While diabetes has been a known heart risk, a new study found that its effects on the hearts of women under the age of 60 may be much greater than previously thought.

The study showed that diabetes substantially raised rates of coronary artery disease among women, and that women with diabetes had similar rates of coronary artery disease as those of men with diabetes.

"Exercise and eat healthily to help prevent heart disease."

Rita Rastogi Kalyani, MD, an endocrinologist and assistant professor of medicine at the Johns Hopkins University School of Medicine in Baltimore, led this review which looked at three major studies of more than 11,000 men and women who were under the age of 60 and had coronary artery disease (CAD).

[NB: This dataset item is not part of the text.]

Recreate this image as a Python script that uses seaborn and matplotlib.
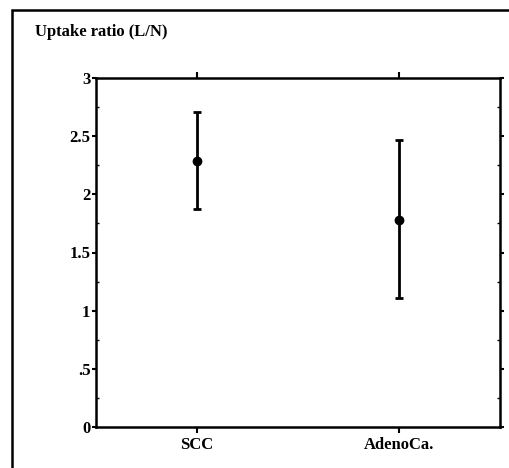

The researchers compared CAD in patients in terms of person-years. Person-years is the product of the number of years a population has been affected by a condition and the number of members of a population who have been affected by that condition.

While CAD rates were lower in women than men without diabetes, CAD event rates were similar among both men and women who had diabetes. The rates of CAD for women with diabetes were 17.65, 7.34 and 2.37 per 1,000 person-years for the three studies, respectively, compared with 12.86, 9.71 and 1.83 per 1,000 person-years for the men.

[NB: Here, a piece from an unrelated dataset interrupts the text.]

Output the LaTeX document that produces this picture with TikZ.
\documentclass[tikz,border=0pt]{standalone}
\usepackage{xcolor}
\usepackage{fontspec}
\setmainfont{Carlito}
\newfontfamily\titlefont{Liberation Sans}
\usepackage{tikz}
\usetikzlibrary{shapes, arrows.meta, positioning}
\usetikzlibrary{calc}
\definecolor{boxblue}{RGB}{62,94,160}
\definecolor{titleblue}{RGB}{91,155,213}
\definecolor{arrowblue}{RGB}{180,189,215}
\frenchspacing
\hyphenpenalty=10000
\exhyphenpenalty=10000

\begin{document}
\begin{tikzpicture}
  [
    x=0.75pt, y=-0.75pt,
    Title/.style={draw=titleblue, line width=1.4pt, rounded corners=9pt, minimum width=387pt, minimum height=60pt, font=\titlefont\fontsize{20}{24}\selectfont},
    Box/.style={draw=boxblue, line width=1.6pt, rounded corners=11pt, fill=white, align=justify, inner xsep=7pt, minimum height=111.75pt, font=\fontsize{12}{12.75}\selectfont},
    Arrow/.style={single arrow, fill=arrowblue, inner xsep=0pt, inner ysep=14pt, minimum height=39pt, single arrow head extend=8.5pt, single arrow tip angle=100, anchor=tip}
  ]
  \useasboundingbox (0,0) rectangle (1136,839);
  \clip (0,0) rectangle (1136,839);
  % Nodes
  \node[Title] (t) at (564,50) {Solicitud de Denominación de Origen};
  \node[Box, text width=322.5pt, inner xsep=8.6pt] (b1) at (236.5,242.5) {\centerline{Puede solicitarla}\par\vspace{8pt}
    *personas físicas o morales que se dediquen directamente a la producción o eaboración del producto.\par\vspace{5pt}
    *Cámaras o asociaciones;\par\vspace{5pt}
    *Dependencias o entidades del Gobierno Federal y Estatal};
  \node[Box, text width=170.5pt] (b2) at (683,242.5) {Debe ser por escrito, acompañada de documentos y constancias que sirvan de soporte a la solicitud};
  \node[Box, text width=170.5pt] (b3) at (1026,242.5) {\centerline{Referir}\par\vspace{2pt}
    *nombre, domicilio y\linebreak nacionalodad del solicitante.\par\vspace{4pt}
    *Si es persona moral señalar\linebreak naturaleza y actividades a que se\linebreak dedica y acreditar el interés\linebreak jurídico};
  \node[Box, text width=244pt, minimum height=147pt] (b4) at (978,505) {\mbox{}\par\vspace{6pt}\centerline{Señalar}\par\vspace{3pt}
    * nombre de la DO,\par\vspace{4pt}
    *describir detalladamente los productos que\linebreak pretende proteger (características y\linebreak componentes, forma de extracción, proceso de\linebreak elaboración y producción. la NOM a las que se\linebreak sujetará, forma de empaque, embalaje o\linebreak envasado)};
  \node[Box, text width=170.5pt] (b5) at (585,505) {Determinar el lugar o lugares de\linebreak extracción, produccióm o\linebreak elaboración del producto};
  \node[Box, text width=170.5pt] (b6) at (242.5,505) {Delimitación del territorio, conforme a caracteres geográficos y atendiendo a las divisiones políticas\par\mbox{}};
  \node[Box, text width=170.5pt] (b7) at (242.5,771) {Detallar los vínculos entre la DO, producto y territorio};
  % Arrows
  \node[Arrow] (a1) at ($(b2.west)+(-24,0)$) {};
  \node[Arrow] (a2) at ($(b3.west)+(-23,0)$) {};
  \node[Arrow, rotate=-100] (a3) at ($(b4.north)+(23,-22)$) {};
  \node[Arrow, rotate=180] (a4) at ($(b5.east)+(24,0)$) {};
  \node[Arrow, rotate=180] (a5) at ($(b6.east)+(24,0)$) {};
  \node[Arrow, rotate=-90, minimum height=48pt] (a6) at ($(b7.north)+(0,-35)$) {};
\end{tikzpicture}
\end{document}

In evaluating just the women, the researchers found that those with diabetes had a four to five times higher CAD rate than those without the disease. Among men, however, diabetes had little or no impact on heart disease risk.

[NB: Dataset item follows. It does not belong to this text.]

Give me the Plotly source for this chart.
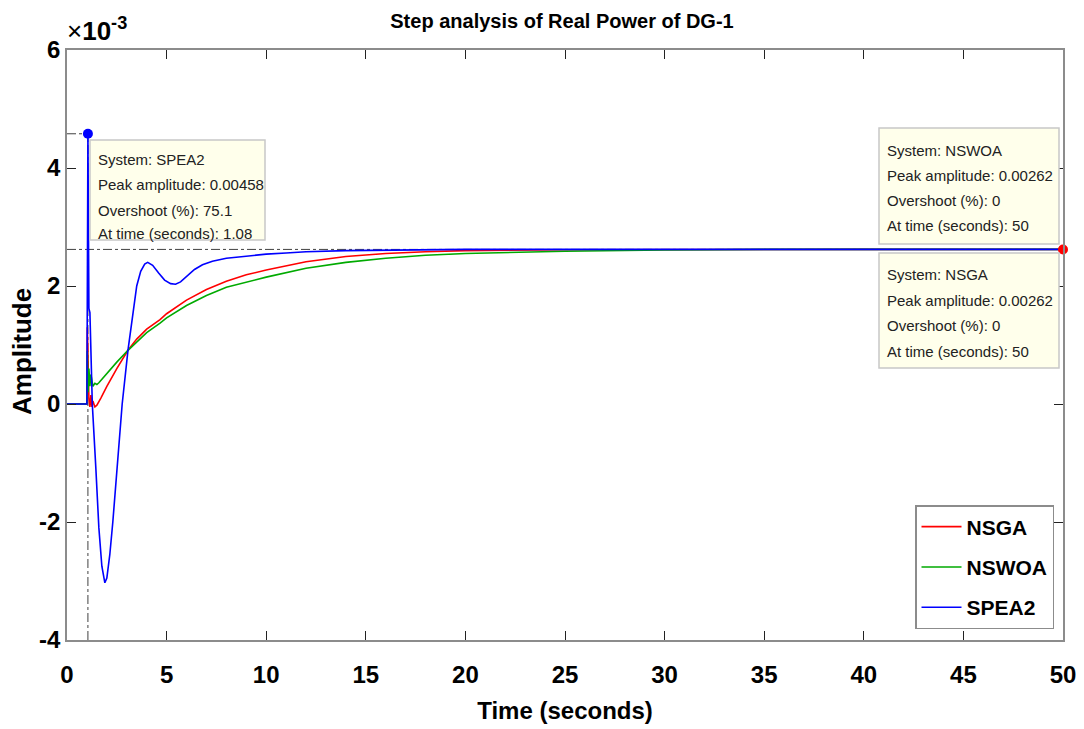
import plotly.graph_objects as go

# ---------------- data (amplitude in units of 1e-3) ----------------
t_nsga = [0, 1.0, 1.02, 1.06, 1.1, 1.15, 1.2, 1.25, 1.3, 1.4, 1.5, 1.7, 2.0, 2.5, 3.06, 3.5, 4.0, 4.67,
          5.0, 6.0, 7.0, 8.0, 9.0, 10.0, 12.0, 14.0, 16.0, 18.0, 20.0, 25.0, 30.0, 40.0, 50.0]
y_nsga = [0, 0, 1.3, 0.3, 0.1, -0.05, 0.15, -0.05, 0.05, -0.05, -0.02, 0.1, 0.3, 0.6, 0.91, 1.1, 1.27, 1.43,
          1.53, 1.76, 1.94, 2.08, 2.19, 2.27, 2.41, 2.5, 2.55, 2.58, 2.6, 2.615, 2.62, 2.62, 2.62]

t_nswoa = [0, 1.0, 1.02, 1.06, 1.1, 1.15, 1.2, 1.3, 1.4, 1.5, 1.6, 2.0, 2.5, 3.06, 3.5, 4.0, 4.67,
           5.0, 6.0, 7.0, 8.0, 9.0, 10.0, 12.0, 14.0, 16.0, 18.0, 20.0, 25.0, 30.0, 35.0, 50.0]
y_nswoa = [0, 0, 0.9, 0.2, 0.6, 0.3, 0.5, 0.3, 0.35, 0.33, 0.36, 0.52, 0.71, 0.91, 1.05, 1.21, 1.37,
           1.46, 1.67, 1.84, 1.98, 2.07, 2.15, 2.3, 2.4, 2.47, 2.52, 2.55, 2.59, 2.61, 2.62, 2.62]

t_spea2 = [0, 1.0, 1.05, 1.1, 1.15, 1.2, 1.27, 1.45, 1.6, 1.75, 1.9, 2.0, 2.15, 2.3, 2.5, 2.77, 3.06,
           3.3, 3.5, 3.7, 3.9, 4.05, 4.3, 4.6, 4.9, 5.2, 5.45, 5.7, 6.0, 6.4, 6.8, 7.3, 8.0, 9.0,
           10.0, 11.0, 12.0, 14.0, 16.0, 20.0, 30.0, 50.0]
y_spea2 = [0, 0, 4.58, 1.62, 1.55, 0.9, 0.0, -1.1, -2.1, -2.75, -3.03, -2.95, -2.55, -2.0, -1.2, 0.0, 0.91,
           1.55, 2.0, 2.25, 2.37, 2.4, 2.35, 2.22, 2.1, 2.04, 2.03, 2.07, 2.16, 2.28, 2.36, 2.42, 2.47, 2.51,
           2.54, 2.56, 2.58, 2.6, 2.61, 2.62, 2.62, 2.62]

series_names = ["NSGA", "NSWOA", "SPEA2"]
series_colors = ["#FF0000", "#00AA00", "#0000FF"]

peak_spea2 = (1.05, 4.58)
final_value = 2.62
t_end = 50

x_ticks = [0, 5, 10, 15, 20, 25, 30, 35, 40, 45, 50]
y_ticks = [-4, -2, 0, 2, 4, 6]
y_tick_labels = ["-4", "-2", "0", "2", "4", "6"]

tips = [
    ["System: SPEA2", "Peak amplitude: 0.00458", "Overshoot (%): 75.1", "At time (seconds): 1.08"],
    ["System: NSWOA", "Peak amplitude: 0.00262", "Overshoot (%): 0", "At time (seconds): 50"],
    ["System: NSGA", "Peak amplitude: 0.00262", "Overshoot (%): 0", "At time (seconds): 50"],
]

# ---------------- layout helpers (pixel -> paper) ----------------
W, H = 1084, 729
L, R, T, B = 67, 1063, 50, 640


def px(x):
    return (x - L) / (R - L)


def py(y):
    return (B - y) / (B - T)


FONT = "Liberation Sans, Arial, sans-serif"
TIPFONT = "Liberation Sans, Arial, sans-serif"

fig = go.Figure()
for name, color, tx, ty in zip(series_names, series_colors,
                               [t_nsga, t_nswoa, t_spea2], [y_nsga, y_nswoa, y_spea2]):
    fig.add_trace(go.Scatter(x=tx, y=ty, mode="lines", name=name, legendgroup=name,
                             line=dict(color=color, width=1.6)))

# markers
fig.add_trace(go.Scatter(x=[peak_spea2[0]], y=[peak_spea2[1]], mode="markers", showlegend=False,
                         marker=dict(color="#0000FF", size=10), cliponaxis=False))
fig.add_trace(go.Scatter(x=[t_end], y=[final_value], mode="markers", showlegend=False,
                         marker=dict(color="#FF0000", size=10), cliponaxis=False))

# dash-dot guide lines
guide = dict(color="#404040", width=1, dash="dashdot")
fig.add_shape(type="line", x0=peak_spea2[0], x1=peak_spea2[0], y0=-4, y1=peak_spea2[1], line=guide, layer="below")
fig.add_shape(type="line", x0=0, x1=peak_spea2[0], y0=peak_spea2[1], y1=peak_spea2[1], line=guide, layer="below")
fig.add_shape(type="line", x0=0, x1=t_end, y0=final_value, y1=final_value, line=guide, layer="below")

# data tips
boxes = [
    ((90, 140, 265, 240), 96, [160, 185, 210, 234]),
    ((879, 128, 1059, 244), 885, [150, 175, 201, 226]),
    ((879, 253, 1059, 368), 885, [274, 300, 325, 351]),
]
for ((bx0, by0, bx1, by1), tx0, lines_y), lines in zip(boxes, tips):
    fig.add_shape(type="rect", xref="paper", yref="paper", x0=px(bx0), x1=px(bx1), y0=py(by1), y1=py(by0),
                  fillcolor="#FFFFEB", line=dict(color="#C8C8C8", width=1.5), layer="above")
    for ly, txt in zip(lines_y, lines):
        fig.add_annotation(xref="paper", yref="paper", x=px(tx0), y=py(ly), text=txt, showarrow=False,
                           xanchor="left", yanchor="middle",
                           font=dict(family=TIPFONT, size=15, color="#222222"))

# exponent label
fig.add_annotation(xref="paper", yref="paper", x=0, y=1, xanchor="left", yanchor="bottom",
                   text="×<b>10<sup>-3</sup></b>", showarrow=False, yshift=2, xshift=-2,
                   font=dict(family=FONT, size=26, color="#000000"))

# y-axis title
fig.add_annotation(xref="paper", yref="paper", x=px(22), y=py(352), xanchor="center", yanchor="middle",
                   text="Amplitude", textangle=-90, showarrow=False,
                   font=dict(family=FONT, size=26, color="#000000", weight="bold"))

axis_common = dict(showgrid=False, zeroline=False, showline=True, linecolor="#8C8C8C", linewidth=1.5,
                   mirror="ticks", ticks="inside", ticklen=9, tickcolor="#222222", tickwidth=1,
                   automargin=False,
                   tickfont=dict(family=FONT, size=24, color="#000000", weight="bold"))

fig.update_layout(
    width=W, height=H,
    margin=dict(l=L, r=W - R, t=T, b=H - B),
    paper_bgcolor="white", plot_bgcolor="white",
    title=dict(text="Step analysis of Real Power of DG-1", x=562 / W, xanchor="center",
               y=1 - 21 / H, yanchor="middle",
               font=dict(family=FONT, size=20, color="#000000", weight="bold")),
    xaxis=dict(range=[0, 50], tickvals=x_ticks, ticklabelstandoff=12, **axis_common,
               title=dict(text="Time (seconds)", standoff=16,
                          font=dict(family=FONT, size=24, color="#000000", weight="bold"))),
    yaxis=dict(range=[-4, 6], tickvals=y_ticks, ticktext=y_tick_labels, **axis_common),
    legend=dict(x=px(915), y=py(505), xanchor="left", yanchor="top", bgcolor="white",
                bordercolor="#8C8C8C", borderwidth=1.5, tracegroupgap=10, traceorder="grouped",
                itemwidth=40,
                font=dict(family=FONT, size=21, color="#000000", weight="bold")),
    showlegend=True,
)

fig.write_html("out.html")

Dr. Kalyani told dailyRx News, “Men in this age group have a high risk of heart disease to begin with and the additional presence of diabetes does not seem to increase the risk of heart disease substantially further.”

As to why women experienced an increased likelihood of heart problems, Dr. Kalyani said that there may be some genetic or hormonal reasons that diabetes affects women differently. Also, men and women may not stick to heart healthy lifestyle behaviors and treatment at similar rates.

“Some other studies have suggested that therapies to prevent heart disease may not be prescribed as frequently in women with diabetes compared to men, but this requires further investigation,” she said.

Because women of any age with diabetes are at high risk of developing diabetes, Dr. Kalyani recommends that all women adopt a heart-healthy diet and lifestyle.

“In addition,” she told dailyRx News, “women with diabetes should continue to discuss with their healthcare providers ongoing strategies to reduce their risk of developing heart disease as part of their comprehensive treatment plan.”

"There is a very interesting connection between diabetes and heart disease. It's magnesium. One of the signs of diabetes is low magnesium blood levels. The heart has the highest concentration of magnesium in the body," Carolyn Dean, MD, Medical Advisory Board Member for the non-profit Nutritional Magnesium Association, told dailyRx News.

"Several recent studies show that women who take calcium supplements have a higher risk for heart disease. This is because without the balancing mineral 'magnesium', calcium throws magnesium out of the body," said Dr. Dean, who was not involved with this study.

"The solution? Take more magnesium to treat both these conditions and try to get your calcium from your diet, not from supplements. There is a growing amount of scientific evidence pointing to high calcium/low magnesium intake leading to calcification, or hardening, of arteries (atherosclerosis — the number one cause of death in the US), osteoporosis and osteoporotic bone fractures," said Dr. Dean.

"If we consume too much calcium without sufficient magnesium, not only will we create stress within the body but the excess calcium won’t be utilized correctly and may  become toxic. Magnesium keeps calcium dissolved in the blood. Too much calcium and too little magnesium can cause some forms of arthritis, kidney stones, osteoporosis and calcification of the arteries, leading to heart attack and cardiovascular disease," she said.

"Go for a 1:2 or at the very least a 1:1 calcium-magnesium balance and use an absorbable form of magnesium such as a magnesium citrate powder,” she recommended.

This study was published on October 31 in the journal Diabetes Care.